Not a failure, not a victim
3:24pm, office, Phoenix, Arizona, Monday afternoon, January 17, 2022. My ordination was 23 years ago today, January 17, 1999. Good memories; I had just started my career as a chaplain and was full of confidence. What changed? Now I only write about being vulnerable at work or in relationships. Why do I do that? I am not a failure, I am not a victim, nor am I helpless.
Finding Peace
9:31am, in my office, Phoenix, Arizona, Wednesday morning, January 5, 2022. Around 4am this morning a feeling of peace washed over me. It was a deep relaxing peace, reminiscent of visiting my parents home in my 20’s. Their house was always a safe haven I could leave to find adventure and, more importantly, always return to when I longed for love and security. Yesterday I lamented the inability to ever feel innocent again. Now I have felt it for almost five hours. It is so rare, I am savoring every minute and dreading when it inevitably goes away.
New Years Day
9:16am, apartment in Chandler, Arizona, Saturday, January 01, 2022, New Years Day. My family goes back to Orange County today. They planned on leaving at nine but are still asleep. I don’t blame them, we are all tired from staying up late last night. The dog and I went for a walk at six, then drove down the block to fill the car with gas before having coffee and breakfast. I feel weird right now; emotionally indifferent, with no ambition. What do I look forward to this coming year? There is no overarching plan, and that makes me nervous.
Last day of the year
&:11am, lying in bed, apartment, Chandler, Arizona, December 31, 2021, New Year’s Eve. It was raining when the dog and I left for our walk so we spent the morning watching television and working out. It is New Year’s Eve, the last day of the year. I feel anxious and trapped. What is going to happen in 2022? So much energy was expended getting through this year but nothing really changed. I will go to work on Monday as usual. The calendar will say a new month, a new year, but does it matter? My wife negotiated a better position and salary with her organization. “One more year,” she said. Then what? Do the years keep piling up? Do we endure this year so we can get to the next and be thankful we survived? Do we look back and appreciate the journey or do we mourn a time lost forever? We are getting older, eventually the years will pass and we will no longer exist. How do we make the most of the time we have left?
The day of rebirth
9:14am, Thursday. I let go of poisoned energy; failure, stress, loss and embarrassment are evicted from my soul. Today is the day of rebirth.
Space and Place
9:04am, in my office, Phoenix, Arizona, Wednesday, December 29, 2021. I wanted to make note of where my mindset is at this particular time. I have noticed, this morning in particular, a change in my energy. There is more of a commitment to create space and place for myself and for other people. That energy has always been present, but not dominant. Now, it is becoming pronounced. I have the ability to create a peaceful space for family, friends and strangers. I am staying in one place rather than wandering. I don’t know what that means precisely, but I am about to find out.

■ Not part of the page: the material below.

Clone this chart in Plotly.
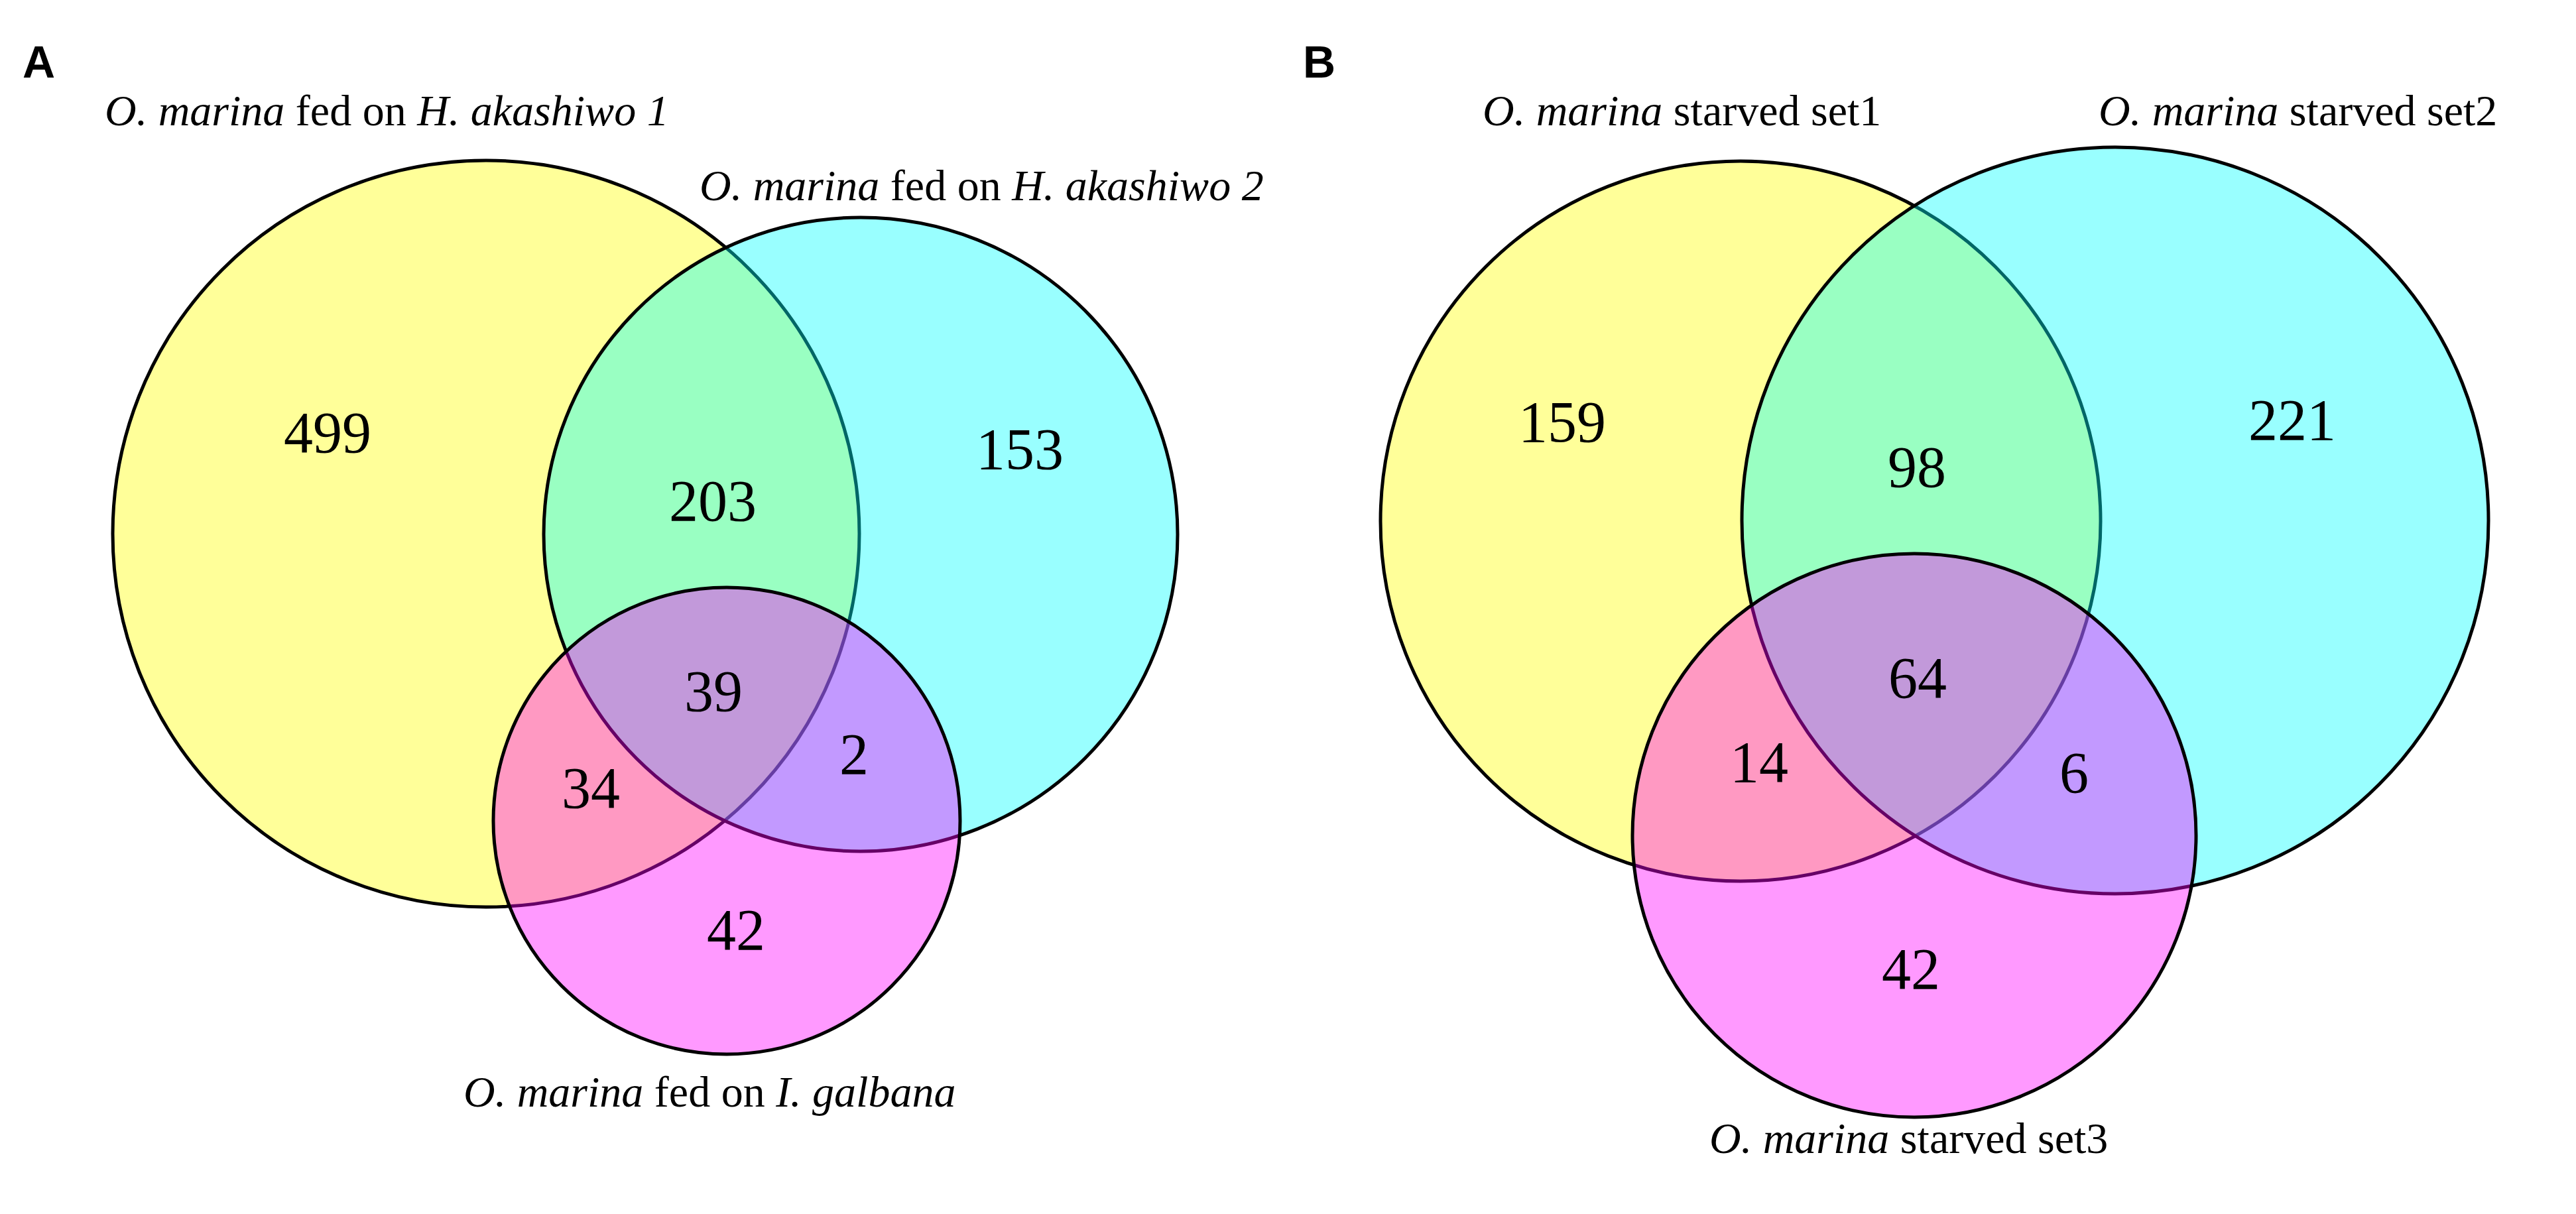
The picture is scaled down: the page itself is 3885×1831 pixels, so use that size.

You don’t change unless it is absolutely necessary
8:25am, in my office, Phoenix, Arizona, Tuesday, December 28, 2021. Change only happens when it is absolutely necessary. You don’t choose change, it is forced upon you. That is because the process of change is too hard, the effort too great, the risk too high. Change involves losing as much as gaining and you cannot accept losing something of value unless you have no choice.
A Dark Cloud of Emptiness
7:08am, in my apartment, Chandler, Arizona, Sunday morning, December 19, 2021. A dark cloud of emptiness resides in every soul. This cloud causes you to feel sad and alone. You ask, “Why is this cloud here? Where did it come from? How do I get rid of it?” To which there will be no answer. So you dream, scheme, move, change, grow, conquer, rise, fall, love and lose, all trying to eradicate the intruder. But no matter what, you won’t succeed. For life is defined by two things; the adventure you have trying to defeat the cloud, and the nobility you show realizing you never can.